Acciari joined in for a Bruins morning skate for the first time in 14 games at the end of last week, and practiced with the team again Monday for a morning skate at Warrior Ice Arena. The 25-year-old has missed almost exactly a month with a lower body injury, and said he can thankfully now see the light at the end of the injury tunnel for a healthy return to the B’s lineup. 

“It was getting lonely with all the guys on the road, and with me just skating with Frankie [Vatrano] and Zee [Chara],” said Acciari. “It’s great to be back out there with the guys, and it’s good to be back. Each skate I feel a lot better out there and just trying to get my conditioning back. Just being back with the guys is a great feeling, and it’s a big help.”

The fourth line has been okay in Acciari’s absence, but it seemed to be lacking the same kind of energy and hard edge the Providence College standout provided when he was healthy.

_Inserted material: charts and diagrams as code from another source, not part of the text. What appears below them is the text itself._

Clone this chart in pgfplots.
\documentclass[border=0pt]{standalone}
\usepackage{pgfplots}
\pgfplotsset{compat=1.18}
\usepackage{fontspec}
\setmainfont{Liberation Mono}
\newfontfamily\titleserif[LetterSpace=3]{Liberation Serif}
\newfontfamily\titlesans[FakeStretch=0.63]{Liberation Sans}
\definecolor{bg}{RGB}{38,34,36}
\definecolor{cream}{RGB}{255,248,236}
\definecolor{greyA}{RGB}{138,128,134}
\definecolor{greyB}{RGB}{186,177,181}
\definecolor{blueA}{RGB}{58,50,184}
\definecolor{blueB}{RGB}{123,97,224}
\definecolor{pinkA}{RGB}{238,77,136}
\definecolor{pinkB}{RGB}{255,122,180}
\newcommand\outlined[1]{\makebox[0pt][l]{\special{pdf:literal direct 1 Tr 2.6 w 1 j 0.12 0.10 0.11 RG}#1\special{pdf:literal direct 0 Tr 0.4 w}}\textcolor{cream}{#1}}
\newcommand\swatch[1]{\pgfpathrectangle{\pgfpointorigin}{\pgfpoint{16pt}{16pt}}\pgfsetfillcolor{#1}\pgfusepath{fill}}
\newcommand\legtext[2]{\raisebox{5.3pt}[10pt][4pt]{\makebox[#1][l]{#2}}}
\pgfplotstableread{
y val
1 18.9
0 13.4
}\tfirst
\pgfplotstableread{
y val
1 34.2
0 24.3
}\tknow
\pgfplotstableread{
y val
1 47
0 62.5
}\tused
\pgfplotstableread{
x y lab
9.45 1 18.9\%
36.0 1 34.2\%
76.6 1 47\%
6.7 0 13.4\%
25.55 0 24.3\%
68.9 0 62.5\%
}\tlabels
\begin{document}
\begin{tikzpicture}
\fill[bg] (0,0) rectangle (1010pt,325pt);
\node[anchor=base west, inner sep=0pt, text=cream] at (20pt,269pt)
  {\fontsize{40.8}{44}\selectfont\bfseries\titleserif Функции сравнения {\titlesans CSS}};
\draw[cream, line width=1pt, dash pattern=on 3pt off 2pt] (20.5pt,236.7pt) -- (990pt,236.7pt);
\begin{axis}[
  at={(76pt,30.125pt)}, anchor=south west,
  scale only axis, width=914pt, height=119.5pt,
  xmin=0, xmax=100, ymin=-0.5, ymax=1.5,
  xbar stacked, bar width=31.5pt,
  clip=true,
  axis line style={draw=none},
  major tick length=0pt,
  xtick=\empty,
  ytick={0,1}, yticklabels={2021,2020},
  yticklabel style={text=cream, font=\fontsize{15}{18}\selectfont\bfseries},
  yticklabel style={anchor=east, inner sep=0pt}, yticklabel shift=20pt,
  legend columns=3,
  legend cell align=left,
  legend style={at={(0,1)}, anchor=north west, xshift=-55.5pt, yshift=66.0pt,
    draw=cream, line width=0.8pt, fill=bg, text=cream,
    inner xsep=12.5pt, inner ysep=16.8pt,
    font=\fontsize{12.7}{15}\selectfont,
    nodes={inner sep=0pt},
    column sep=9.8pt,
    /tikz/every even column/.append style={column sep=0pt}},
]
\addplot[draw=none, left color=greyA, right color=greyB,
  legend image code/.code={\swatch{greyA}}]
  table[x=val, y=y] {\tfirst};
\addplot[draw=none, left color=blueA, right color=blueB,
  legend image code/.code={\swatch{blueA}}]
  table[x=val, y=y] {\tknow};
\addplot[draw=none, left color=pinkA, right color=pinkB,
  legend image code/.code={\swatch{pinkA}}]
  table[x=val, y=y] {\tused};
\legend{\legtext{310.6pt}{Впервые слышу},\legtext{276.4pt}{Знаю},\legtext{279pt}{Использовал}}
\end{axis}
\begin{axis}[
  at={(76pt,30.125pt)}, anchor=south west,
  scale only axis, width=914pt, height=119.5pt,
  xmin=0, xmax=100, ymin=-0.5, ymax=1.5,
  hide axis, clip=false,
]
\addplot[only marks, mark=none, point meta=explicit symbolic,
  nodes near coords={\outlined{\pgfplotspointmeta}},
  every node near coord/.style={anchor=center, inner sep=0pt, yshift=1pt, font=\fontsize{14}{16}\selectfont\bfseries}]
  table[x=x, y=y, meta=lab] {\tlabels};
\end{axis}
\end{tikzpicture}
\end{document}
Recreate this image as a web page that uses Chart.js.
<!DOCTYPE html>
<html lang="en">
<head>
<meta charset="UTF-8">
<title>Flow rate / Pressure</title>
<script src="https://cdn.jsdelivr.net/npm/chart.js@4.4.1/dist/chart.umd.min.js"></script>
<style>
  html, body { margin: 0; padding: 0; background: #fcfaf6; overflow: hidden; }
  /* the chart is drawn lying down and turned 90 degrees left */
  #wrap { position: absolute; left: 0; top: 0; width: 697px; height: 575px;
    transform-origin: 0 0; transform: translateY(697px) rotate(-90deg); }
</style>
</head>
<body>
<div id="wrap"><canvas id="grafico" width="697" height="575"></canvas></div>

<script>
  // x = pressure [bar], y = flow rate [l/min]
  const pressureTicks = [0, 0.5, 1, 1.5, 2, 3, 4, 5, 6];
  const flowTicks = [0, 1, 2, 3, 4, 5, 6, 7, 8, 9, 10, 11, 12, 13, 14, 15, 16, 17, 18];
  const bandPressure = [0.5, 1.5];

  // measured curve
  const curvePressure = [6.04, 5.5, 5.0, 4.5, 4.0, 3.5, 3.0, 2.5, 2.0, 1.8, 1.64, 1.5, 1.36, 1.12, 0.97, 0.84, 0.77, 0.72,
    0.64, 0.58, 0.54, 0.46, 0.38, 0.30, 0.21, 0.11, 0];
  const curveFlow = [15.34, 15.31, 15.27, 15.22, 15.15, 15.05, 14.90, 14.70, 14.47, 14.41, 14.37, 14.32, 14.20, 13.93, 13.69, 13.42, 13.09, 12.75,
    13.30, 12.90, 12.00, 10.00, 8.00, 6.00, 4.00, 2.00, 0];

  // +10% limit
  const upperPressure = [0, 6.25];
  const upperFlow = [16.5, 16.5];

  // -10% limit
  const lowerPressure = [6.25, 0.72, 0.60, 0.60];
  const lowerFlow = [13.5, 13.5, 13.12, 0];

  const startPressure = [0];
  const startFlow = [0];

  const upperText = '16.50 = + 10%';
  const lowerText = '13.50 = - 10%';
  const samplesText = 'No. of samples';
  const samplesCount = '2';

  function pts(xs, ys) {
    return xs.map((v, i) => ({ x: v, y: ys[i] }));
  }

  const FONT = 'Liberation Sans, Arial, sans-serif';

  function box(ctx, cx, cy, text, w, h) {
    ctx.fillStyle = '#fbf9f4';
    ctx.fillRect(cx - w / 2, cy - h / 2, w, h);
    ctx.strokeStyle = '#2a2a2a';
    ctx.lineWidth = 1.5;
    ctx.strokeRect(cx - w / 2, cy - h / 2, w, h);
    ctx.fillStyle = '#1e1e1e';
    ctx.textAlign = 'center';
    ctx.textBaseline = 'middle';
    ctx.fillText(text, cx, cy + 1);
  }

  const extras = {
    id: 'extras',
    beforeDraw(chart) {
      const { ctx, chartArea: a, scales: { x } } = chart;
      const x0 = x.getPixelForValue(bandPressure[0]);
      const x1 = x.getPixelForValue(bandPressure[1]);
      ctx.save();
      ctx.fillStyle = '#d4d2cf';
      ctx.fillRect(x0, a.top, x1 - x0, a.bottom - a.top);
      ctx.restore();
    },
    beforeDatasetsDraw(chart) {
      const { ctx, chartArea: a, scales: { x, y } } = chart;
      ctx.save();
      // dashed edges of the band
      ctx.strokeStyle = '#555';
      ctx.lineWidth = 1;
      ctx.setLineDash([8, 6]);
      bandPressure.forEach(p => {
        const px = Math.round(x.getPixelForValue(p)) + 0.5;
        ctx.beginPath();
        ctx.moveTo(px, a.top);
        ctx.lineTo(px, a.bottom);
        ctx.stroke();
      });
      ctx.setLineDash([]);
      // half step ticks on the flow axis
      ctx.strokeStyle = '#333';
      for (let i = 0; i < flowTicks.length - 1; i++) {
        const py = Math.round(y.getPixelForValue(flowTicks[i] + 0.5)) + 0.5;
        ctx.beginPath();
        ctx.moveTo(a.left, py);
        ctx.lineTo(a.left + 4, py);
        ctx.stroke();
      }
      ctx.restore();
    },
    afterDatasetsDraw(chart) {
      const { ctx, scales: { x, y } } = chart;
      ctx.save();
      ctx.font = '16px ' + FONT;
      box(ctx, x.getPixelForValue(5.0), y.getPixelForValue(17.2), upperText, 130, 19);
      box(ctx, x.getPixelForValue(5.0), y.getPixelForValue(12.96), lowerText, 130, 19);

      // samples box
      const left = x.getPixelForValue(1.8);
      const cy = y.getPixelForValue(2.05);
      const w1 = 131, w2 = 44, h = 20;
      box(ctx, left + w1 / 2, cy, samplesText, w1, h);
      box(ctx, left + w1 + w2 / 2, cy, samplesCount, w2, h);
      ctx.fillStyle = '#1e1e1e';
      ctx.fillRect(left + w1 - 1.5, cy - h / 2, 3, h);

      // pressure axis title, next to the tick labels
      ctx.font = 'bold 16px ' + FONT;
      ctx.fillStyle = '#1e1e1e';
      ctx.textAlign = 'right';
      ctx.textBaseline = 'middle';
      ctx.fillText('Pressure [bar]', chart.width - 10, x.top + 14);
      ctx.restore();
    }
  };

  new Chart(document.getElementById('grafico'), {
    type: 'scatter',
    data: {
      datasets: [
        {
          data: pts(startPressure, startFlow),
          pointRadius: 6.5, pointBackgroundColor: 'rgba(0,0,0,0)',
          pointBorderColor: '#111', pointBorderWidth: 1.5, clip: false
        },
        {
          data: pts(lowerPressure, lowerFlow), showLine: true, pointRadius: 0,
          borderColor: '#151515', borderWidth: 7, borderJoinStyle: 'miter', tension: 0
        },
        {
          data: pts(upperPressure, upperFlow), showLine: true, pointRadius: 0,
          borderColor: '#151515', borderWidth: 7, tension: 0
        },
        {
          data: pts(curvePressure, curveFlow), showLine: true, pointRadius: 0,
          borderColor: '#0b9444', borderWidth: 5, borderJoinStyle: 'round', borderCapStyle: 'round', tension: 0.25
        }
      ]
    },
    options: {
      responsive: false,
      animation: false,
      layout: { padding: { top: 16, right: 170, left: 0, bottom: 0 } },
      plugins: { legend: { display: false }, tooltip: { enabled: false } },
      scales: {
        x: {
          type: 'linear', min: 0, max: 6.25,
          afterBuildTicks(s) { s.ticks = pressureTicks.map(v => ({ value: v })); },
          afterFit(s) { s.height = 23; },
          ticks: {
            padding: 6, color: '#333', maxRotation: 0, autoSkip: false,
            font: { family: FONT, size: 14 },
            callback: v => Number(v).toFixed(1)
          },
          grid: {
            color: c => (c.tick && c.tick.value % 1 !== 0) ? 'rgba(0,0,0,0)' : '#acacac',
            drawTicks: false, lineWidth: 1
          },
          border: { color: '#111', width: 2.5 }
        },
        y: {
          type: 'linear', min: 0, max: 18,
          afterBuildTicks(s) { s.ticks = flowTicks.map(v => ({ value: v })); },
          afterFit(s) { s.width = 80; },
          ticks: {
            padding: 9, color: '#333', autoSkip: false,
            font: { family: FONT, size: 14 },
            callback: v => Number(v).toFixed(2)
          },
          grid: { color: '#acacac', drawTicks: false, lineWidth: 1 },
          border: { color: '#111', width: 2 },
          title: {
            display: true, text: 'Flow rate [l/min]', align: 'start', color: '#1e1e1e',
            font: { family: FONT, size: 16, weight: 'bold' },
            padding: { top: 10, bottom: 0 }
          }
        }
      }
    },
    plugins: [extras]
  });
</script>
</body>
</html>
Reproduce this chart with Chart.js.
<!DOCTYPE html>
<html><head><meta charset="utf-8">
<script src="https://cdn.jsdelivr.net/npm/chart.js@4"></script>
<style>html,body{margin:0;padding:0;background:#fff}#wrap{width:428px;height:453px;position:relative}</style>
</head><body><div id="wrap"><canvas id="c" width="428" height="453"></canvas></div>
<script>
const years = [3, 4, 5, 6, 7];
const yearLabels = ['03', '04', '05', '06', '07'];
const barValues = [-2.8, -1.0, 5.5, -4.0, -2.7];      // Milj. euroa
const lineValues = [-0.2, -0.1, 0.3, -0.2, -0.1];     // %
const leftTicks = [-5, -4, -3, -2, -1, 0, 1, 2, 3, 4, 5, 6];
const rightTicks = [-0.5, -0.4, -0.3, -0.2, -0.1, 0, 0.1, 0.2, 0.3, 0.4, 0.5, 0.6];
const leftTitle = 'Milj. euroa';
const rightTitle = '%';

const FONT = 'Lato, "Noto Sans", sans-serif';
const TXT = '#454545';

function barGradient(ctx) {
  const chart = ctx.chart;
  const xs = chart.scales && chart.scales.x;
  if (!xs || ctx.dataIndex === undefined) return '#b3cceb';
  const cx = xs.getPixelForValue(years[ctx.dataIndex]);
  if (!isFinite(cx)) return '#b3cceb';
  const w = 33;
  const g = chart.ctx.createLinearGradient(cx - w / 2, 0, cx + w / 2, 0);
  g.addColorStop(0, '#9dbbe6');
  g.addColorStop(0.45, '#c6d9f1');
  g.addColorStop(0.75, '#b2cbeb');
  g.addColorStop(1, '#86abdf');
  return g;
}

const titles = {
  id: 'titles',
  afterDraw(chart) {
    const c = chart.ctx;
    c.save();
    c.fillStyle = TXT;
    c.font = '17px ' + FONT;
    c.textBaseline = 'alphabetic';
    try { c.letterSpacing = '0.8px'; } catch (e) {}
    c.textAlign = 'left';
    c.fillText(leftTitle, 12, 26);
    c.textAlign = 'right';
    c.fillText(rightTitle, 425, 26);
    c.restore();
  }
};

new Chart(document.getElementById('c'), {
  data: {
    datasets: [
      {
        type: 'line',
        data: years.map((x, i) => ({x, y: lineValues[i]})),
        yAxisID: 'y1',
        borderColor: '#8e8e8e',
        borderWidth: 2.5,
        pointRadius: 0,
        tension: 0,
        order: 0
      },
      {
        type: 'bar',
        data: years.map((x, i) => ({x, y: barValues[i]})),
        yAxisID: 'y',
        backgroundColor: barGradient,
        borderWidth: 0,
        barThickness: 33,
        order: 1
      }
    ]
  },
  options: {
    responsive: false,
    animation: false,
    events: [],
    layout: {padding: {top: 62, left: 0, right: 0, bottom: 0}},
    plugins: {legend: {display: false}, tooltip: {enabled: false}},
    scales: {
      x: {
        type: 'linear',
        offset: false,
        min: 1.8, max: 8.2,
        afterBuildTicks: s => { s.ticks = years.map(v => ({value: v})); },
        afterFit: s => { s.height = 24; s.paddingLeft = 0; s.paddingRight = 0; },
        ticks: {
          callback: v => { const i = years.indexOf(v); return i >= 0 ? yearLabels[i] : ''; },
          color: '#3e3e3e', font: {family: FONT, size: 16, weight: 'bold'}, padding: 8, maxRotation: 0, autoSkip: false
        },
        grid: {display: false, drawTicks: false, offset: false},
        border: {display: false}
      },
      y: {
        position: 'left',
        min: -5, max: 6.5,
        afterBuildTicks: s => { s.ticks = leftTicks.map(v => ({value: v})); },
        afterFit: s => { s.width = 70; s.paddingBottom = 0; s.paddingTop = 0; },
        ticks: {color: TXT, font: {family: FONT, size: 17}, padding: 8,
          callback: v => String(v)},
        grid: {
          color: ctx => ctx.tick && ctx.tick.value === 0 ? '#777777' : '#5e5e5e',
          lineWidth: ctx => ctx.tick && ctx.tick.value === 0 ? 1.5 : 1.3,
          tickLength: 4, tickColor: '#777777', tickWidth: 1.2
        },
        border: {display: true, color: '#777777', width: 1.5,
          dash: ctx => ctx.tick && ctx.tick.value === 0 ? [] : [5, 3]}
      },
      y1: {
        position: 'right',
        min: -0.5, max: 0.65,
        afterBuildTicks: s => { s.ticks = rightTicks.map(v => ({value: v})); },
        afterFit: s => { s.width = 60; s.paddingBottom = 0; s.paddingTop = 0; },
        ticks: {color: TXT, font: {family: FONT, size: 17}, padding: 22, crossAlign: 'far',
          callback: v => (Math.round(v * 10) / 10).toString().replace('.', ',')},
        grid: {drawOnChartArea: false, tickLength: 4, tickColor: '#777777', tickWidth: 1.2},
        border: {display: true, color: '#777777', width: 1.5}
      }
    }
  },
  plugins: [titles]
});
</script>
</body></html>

That was part of what led the B’s to call up the similarly rugged Anton Blidh from Providence at the end of last week, and could provide some interesting energy line options when Acciari is ready to return. 

“I’ve played with [Blidh] before, I’m used to him and I know what he brings to the table just like he knows what I can do,” said Acciari. “So it would work out well [if we played together] I think.”

Acciari has two assists and a plus-1 rating along with four penalty minutes while averaging 10:01 of ice time in 12 games this season, and proved to be very good at unnerving opponents simply by playing all-out all the time.